Surtout quand tu révèles ta main d’entrée de jeu en annonçant ton soutien des jours à l’avance, permettant à Trudeau de te savoir dans sa poche! Blanchet a ruiné son levier de négociation cette semaine et déclarant ouvertement ses intentions… Maintenant, il se retrouve simplement sur la défensive, forcé de se justifier pour cette décision prématurée dans les médias.
La priorité en politique canadienne aujourd’hui, elle est très claire: faire partir Trudeau. Toute autre considération qui entraverait cela serait nécessairement superflue.
Nationalisme et renouveau conservateur
Mais au-delà du calcul gains et bénéfices très pragmatique de cet appui tacite à Justin Trudeau par le Bloc Québécois, les dommages les plus sous-estimés sont de l’ordre idéologique et symbolique. Le Bloc québécois apparaît comme complètement incohérent idéologiquement et un peu dépassé par les enjeux du nationalisme en 2024.
C’est-à-dire que pour quelques enjeux provincialistes ponctuels, ce qui se présente comme un parti nationaliste est prêt à serrer la main d’un parti qui déclarait le Canada comme le premier pays « post-national ».

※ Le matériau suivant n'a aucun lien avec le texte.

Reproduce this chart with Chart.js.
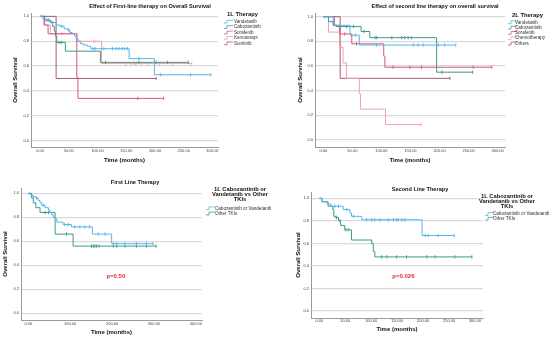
<!DOCTYPE html>
<html>
<head>
<meta charset="utf-8">
<script src="https://cdn.jsdelivr.net/npm/chart.js@4.4.1/dist/chart.umd.min.js"></script>
<style>
  html, body { margin: 0; padding: 0; background: #fff; }
  #wrap { position: relative; width: 550px; height: 338px; overflow: hidden; }
  canvas { position: absolute; }
</style>
</head>
<body>
<div id="wrap">
  <canvas id="c1" width="270" height="165" style="left:0;top:0"></canvas>
  <canvas id="c3" width="280" height="173" style="left:0;top:165px"></canvas>
  <canvas id="c2" width="280" height="165" style="left:270px;top:0"></canvas>
  <canvas id="c4" width="280" height="173" style="left:270px;top:165px"></canvas>
</div>
<script>
// tick labels
const yTicks = [0, 0.2, 0.4, 0.6, 0.8, 1.0];
const yTickLabels = ['0.0', '0.2', '0.4', '0.6', '0.8', '1.0'];
const xTicks300 = [0, 50, 100, 150, 200, 250, 300];
const xTickLabels300 = ['0.00', '50.00', '100.00', '150.00', '200.00', '250.00', '300.00'];
const xTicks400 = [0, 100, 200, 300, 400];
const xTickLabels400 = ['0.00', '100.00', '200.00', '300.00', '400.00'];

// panel 1 - first line therapy (time, survival, censored times)
const p1Names = ['Vandetanib', 'Cabozantinib', 'Sorafenib', 'Kemoterapi', 'Sunitinib'];
const p1VanT = [0, 5, 8, 15, 22, 28, 35, 42, 48, 52, 56, 60, 63, 66, 70, 75, 82, 88, 155, 199, 297];
const p1VanS = [1, 0.98, 0.97, 0.96, 0.95, 0.93, 0.92, 0.90, 0.89, 0.87, 0.86, 0.84, 0.82, 0.80, 0.78, 0.77, 0.76, 0.74, 0.66, 0.53, 0.53];
const p1VanC = [38, 50, 92, 96, 111, 126, 132, 137, 143, 147, 152, 172, 210, 262, 297];
const p1CabT = [0, 8, 18, 22, 25, 27, 29, 44, 105, 258];
const p1CabS = [1, 0.97, 0.95, 0.92, 0.88, 0.84, 0.79, 0.72, 0.63, 0.63];
const p1CabC = [12, 15, 33, 37, 114, 172, 202, 222, 258];
const p1SorT = [0, 8, 14, 64, 66, 215];
const p1SorS = [1, 0.93, 0.86, 0.51, 0.34, 0.34];
const p1SorC = [170, 215];
const p1KemT = [0, 6, 18, 64, 107, 264];
const p1KemS = [1, 0.93, 0.86, 0.80, 0.62, 0.62];
const p1KemC = [38, 94, 149, 158, 164, 167, 175, 187, 208, 231, 264];
const p1SunT = [0, 28, 202];
const p1SunS = [1, 0.5, 0.5];
const p1SunC = [202];

// panel 2 - second line therapy
const p2Names = ['Vandetanib', 'Cabozantinib', 'Sorafenib', 'Chemotherapy', 'Others'];
const p2VanT = [0, 17, 46, 62, 228];
const p2VanS = [1, 0.93, 0.85, 0.77, 0.77];
const p2VanC = [55, 92, 155, 163, 172, 198, 209, 228];
const p2CabT = [0, 9, 17, 22, 65, 80, 195, 257];
const p2CabS = [1, 0.96, 0.93, 0.92, 0.88, 0.83, 0.55, 0.55];
const p2CabC = [40, 52, 70, 89, 92, 118, 135, 140, 146, 152, 204, 257];
const p2SorT = [0, 19, 28, 49, 104, 106, 290];
const p2SorS = [1, 0.93, 0.86, 0.78, 0.68, 0.59, 0.59];
const p2SorC = [37, 57, 120, 149, 169, 258, 290];
const p2CheT = [0, 9, 28, 34, 40, 62, 64, 107, 168];
const p2CheS = [1, 0.875, 0.75, 0.625, 0.5, 0.375, 0.25, 0.125, 0.125];
const p2CheC = [168];
const p2OthT = [0, 29, 218];
const p2OthS = [1, 0.5, 0.5];
const p2OthC = [218];

// panel 3 - first line, cabozantinib/vandetanib vs other TKIs
const p3Names = ['Cabozantinib or Vandetanib', 'Other TKIs'];
const p3CvT = [0, 4, 8, 12, 18, 24, 28, 32, 40, 48, 52, 56, 60, 64, 68, 83, 103, 153, 199, 298];
const p3CvS = [1, 0.99, 0.98, 0.97, 0.96, 0.94, 0.92, 0.90, 0.88, 0.86, 0.84, 0.82, 0.80, 0.79, 0.76, 0.74, 0.72, 0.66, 0.58, 0.58];
const p3CvC = [12, 20, 36, 87, 95, 111, 123, 135, 146, 167, 183, 203, 211, 231, 258, 282, 298];
const p3OtT = [0, 8, 12, 18, 28, 64, 107, 305];
const p3OtS = [1, 0.96, 0.92, 0.88, 0.84, 0.66, 0.56, 0.56];
const p3OtC = [40, 48, 91, 151, 155, 159, 163, 169, 203, 211, 231, 258, 282, 305];

// panel 4 - second line, cabozantinib/vandetanib vs other TKIs
const p4Names = ['Cabozantinib or Vandetanib', 'Other TKIs'];
const p4CvT = [0, 5, 15, 22, 46, 59, 62, 82, 198, 260];
const p4CvS = [1, 0.97, 0.95, 0.93, 0.90, 0.87, 0.84, 0.81, 0.67, 0.67];
const p4CvC = [30, 37, 53, 66, 91, 101, 107, 117, 133, 143, 149, 152, 159, 165, 204, 210, 229, 260];
const p4OtT = [0, 5, 17, 26, 28, 31, 37, 41, 49, 62, 101, 104, 107, 294];
const p4OtS = [1, 0.97, 0.93, 0.90, 0.84, 0.83, 0.80, 0.76, 0.72, 0.63, 0.60, 0.53, 0.48, 0.48];
const p4OtC = [33, 40, 51, 56, 120, 130, 149, 168, 207, 223, 261, 294];

const BLUE = '#57b3ec', TEAL = '#3f9a8a', SORA = '#d4587f', CHEMO = '#f5a0ac', BROWN = '#a65e6c';
const FONT = '"Liberation Sans", Arial, sans-serif';
Chart.defaults.font.family = FONT;

function stepPts(t, s) {
  return t.map((v, i) => ({ x: v, y: s[i] }));
}
function censPts(t, s, c) {
  return c.map(v => {
    let k = 0;
    for (let i = 0; i < t.length; i++) if (t[i] <= v) k = i;
    return { x: v, y: s[k] };
  });
}
function series(label, color, t, s, c) {
  return [
    { label: label, data: stepPts(t, s), borderColor: color, borderWidth: 1, stepped: true,
      pointRadius: 0, fill: false, inLegend: true },
    { label: label + ' (censored)', data: censPts(t, s, c), showLine: false,
      pointStyle: 'line', rotation: 90, pointRadius: 1.7, pointBorderColor: color,
      pointBorderWidth: 0.9, borderColor: color }
  ];
}

// draws the panel title, the legend block and the p value
const decor = {
  id: 'decor',
  afterDraw(chart, args, o) {
    const ctx = chart.ctx;
    ctx.save();
    ctx.textBaseline = 'middle';
    ctx.fillStyle = '#111';
    ctx.font = 'bold 5.6px ' + FONT;
    ctx.textAlign = 'center';
    ctx.fillText(o.title, o.titleX, o.titleY);

    ctx.font = 'bold 5.8px ' + FONT;
    ctx.textAlign = o.legAlign;
    o.legTitle.forEach((line, i) => ctx.fillText(line, o.legX, o.legY + i * 5.3));

    ctx.font = '4.6px ' + FONT;
    ctx.textAlign = 'left';
    ctx.fillStyle = '#333';
    const items = chart.data.datasets.filter(d => d.inLegend);
    items.forEach((d, i) => {
      const y = o.itemY + i * o.itemStep;
      const x = o.iconX;
      ctx.strokeStyle = d.borderColor;
      ctx.lineWidth = 0.8;
      ctx.beginPath();
      ctx.moveTo(x, y + 1.4);
      ctx.lineTo(x + 3, y + 1.4);
      ctx.lineTo(x + 3, y - 1.4);
      ctx.lineTo(x + 9, y - 1.4);
      ctx.stroke();
      ctx.fillText(d.label, o.textX, y);
    });

    if (o.pText) {
      ctx.fillStyle = '#e8262c';
      ctx.font = 'bold 6px ' + FONT;
      ctx.textAlign = 'center';
      ctx.fillText(o.pText, chart.scales.x.getPixelForValue(o.pT), chart.scales.y.getPixelForValue(o.pS));
    }
    ctx.restore();
  }
};

function makeChart(id, datasets, c, deco) {
  return new Chart(document.getElementById(id), {
    type: 'line',
    data: { datasets: datasets },
    options: {
      responsive: false,
      animation: false,
      events: [],
      layout: { padding: c.pad },
      plugins: { legend: { display: false }, tooltip: { enabled: false }, decor: deco },
      scales: {
        x: {
          type: 'linear', min: c.xMin, max: c.xMax,
          afterBuildTicks: s => { s.ticks = c.xTicks.map(v => ({ value: v })); },
          afterFit: s => { s.height = c.xH; },
          ticks: { callback: (v, i) => c.xLabels[i], font: { size: 4 }, color: '#444',
                   padding: c.xPad, maxRotation: 0, autoSkip: false },
          grid: { display: false, drawTicks: false },
          border: { display: true, color: '#9a9a9a', width: 1 },
          title: { display: true, text: 'Time (months)', color: '#111',
                   font: { size: 6, weight: 'bold', lineHeight: 1 },
                   padding: { top: 0, bottom: c.xTitlePad } }
        },
        y: {
          min: c.yMin, max: c.yMax,
          afterBuildTicks: s => { s.ticks = yTicks.map(v => ({ value: v })); },
          afterFit: s => { s.width = c.yW; },
          ticks: { callback: (v, i) => yTickLabels[i], font: { size: 4 }, color: '#444', padding: 2 },
          grid: { color: '#dadada', lineWidth: 1.3, drawTicks: false },
          border: { display: true, color: '#9a9a9a', width: 1 },
          title: { display: true, text: 'Overall Survival', color: '#111',
                   font: { size: 6, weight: 'bold', lineHeight: 1 },
                   padding: { top: 0, bottom: 0 } }
        }
      }
    },
    plugins: [decor]
  });
}

makeChart('c1', [
  ...series(p1Names[0], BLUE, p1VanT, p1VanS, p1VanC),
  ...series(p1Names[1], TEAL, p1CabT, p1CabS, p1CabC),
  ...series(p1Names[2], SORA, p1SorT, p1SorS, p1SorC),
  ...series(p1Names[3], CHEMO, p1KemT, p1KemS, p1KemC),
  ...series(p1Names[4], BROWN, p1SunT, p1SunS, p1SunC)
], { pad: { left: 12, right: 52, top: 13, bottom: 0 }, yW: 19, xH: 18, xPad: 1, xTitlePad: 2,
     xMin: -15.7, xMax: 309.6, yMin: -0.051, yMax: 1.027, xTicks: xTicks300, xLabels: xTickLabels300 },
{ title: 'Effect of First-line therapy on Overall Survival', titleX: 150, titleY: 6,
  legTitle: ['1L Therapy'], legAlign: 'left', legX: 227, legY: 14,
  iconX: 224, textX: 234, itemY: 21.7, itemStep: 5.4 });

makeChart('c2', [
  ...series(p2Names[0], BLUE, p2VanT, p2VanS, p2VanC),
  ...series(p2Names[1], TEAL, p2CabT, p2CabS, p2CabC),
  ...series(p2Names[2], SORA, p2SorT, p2SorS, p2SorC),
  ...series(p2Names[3], CHEMO, p2CheT, p2CheS, p2CheC),
  ...series(p2Names[4], BROWN, p2OthT, p2OthS, p2OthC)
], { pad: { left: 27, right: 45, top: 13, bottom: 0 }, yW: 18, xH: 18, xPad: 1, xTitlePad: 2,
     xMin: -14.3, xMax: 312.7, yMin: -0.057, yMax: 1.03, xTicks: xTicks300, xLabels: xTickLabels300 },
{ title: 'Effect of second line therapy on overall survival', titleX: 165, titleY: 6,
  legTitle: ['2L Therapy'], legAlign: 'left', legX: 242, legY: 15,
  iconX: 238, textX: 245, itemY: 22.3, itemStep: 5.3 });

makeChart('c3', [
  ...series(p3Names[0], BLUE, p3CvT, p3CvS, p3CvC),
  ...series(p3Names[1], TEAL, p3OtT, p3OtS, p3OtC)
], { pad: { left: 2, right: 78, top: 23, bottom: 0 }, yW: 19, xH: 18, xPad: 1, xTitlePad: 2.7,
     xMin: -17.4, xMax: 414.6, yMin: -0.056, yMax: 1.044, xTicks: xTicks400, xLabels: xTickLabels400 },
{ title: 'First Line Therapy', titleX: 135, titleY: 17,
  legTitle: ['1L Cabozantinib or', 'Vandetanib vs Other', 'TKIs'], legAlign: 'center', legX: 240, legY: 24,
  iconX: 206, textX: 215, itemY: 43.3, itemStep: 5.2,
  pText: 'p=0.50', pT: 209, pS: 0.31 });

makeChart('c4', [
  ...series(p4Names[0], BLUE, p4CvT, p4CvS, p4CvC),
  ...series(p4Names[1], TEAL, p4OtT, p4OtS, p4OtC)
], { pad: { left: 25, right: 67, top: 27, bottom: 0 }, yW: 16, xH: 20, xPad: 0.6, xTitlePad: 5.7,
     xMin: -16, xMax: 315.4, yMin: -0.062, yMax: 1.056, xTicks: xTicks300, xLabels: xTickLabels300 },
{ title: 'Second Line Therapy', titleX: 150, titleY: 24,
  legTitle: ['1L Cabozantinib or', 'Vandetanib vs Other', 'TKIs'], legAlign: 'center', legX: 237, legY: 31,
  iconX: 215, textX: 223, itemY: 49, itemStep: 4.8,
  pText: 'p=0.026', pT: 162, pS: 0.31 });
</script>
</body>
</html>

C’est l’équivalent politique de serrer la main du diable : l’idéologie postmoderniste de Justin Trudeau est l’antithèse même du nationalisme promu par les indépendantistes. Et partout sur terre, lui et ses homologues mondialistes, sans-frontiéristes et wokes, font une guerre acharnée contre tout ce qui ressemble de près ou de loin à du nationalisme.
C’est ça, la réalité : pendant que Blanchet buvait ses petits cocktails à la convention démocrate, avec ses amis mondialistes qui passent leur temps à décrire le nationalisme comme du fascisme, Donald Trump, de son côté, invitait tous les pays à être nationalistes et fiers de leur culture.
La réalité, c’est que le nationalisme en 2024, c’est cette nouvelle droite qu’on dit « populiste » et patriote. Et sans être très clair sur ces questions d’identité, Poilievre incarne tout de même ce fameux « gros bon sens ».
Mais serait-ce par crainte d’être comparé à Trump et aux « populistes » que tous ces nationalistes de pacotilles en viennent à serrer la main au gauchisme dissolveur de nations de Justin Trudeau? Si c’est le cas, ce n’est donc pas de la confusion idéologique ; c’est simplement de la lâcheté.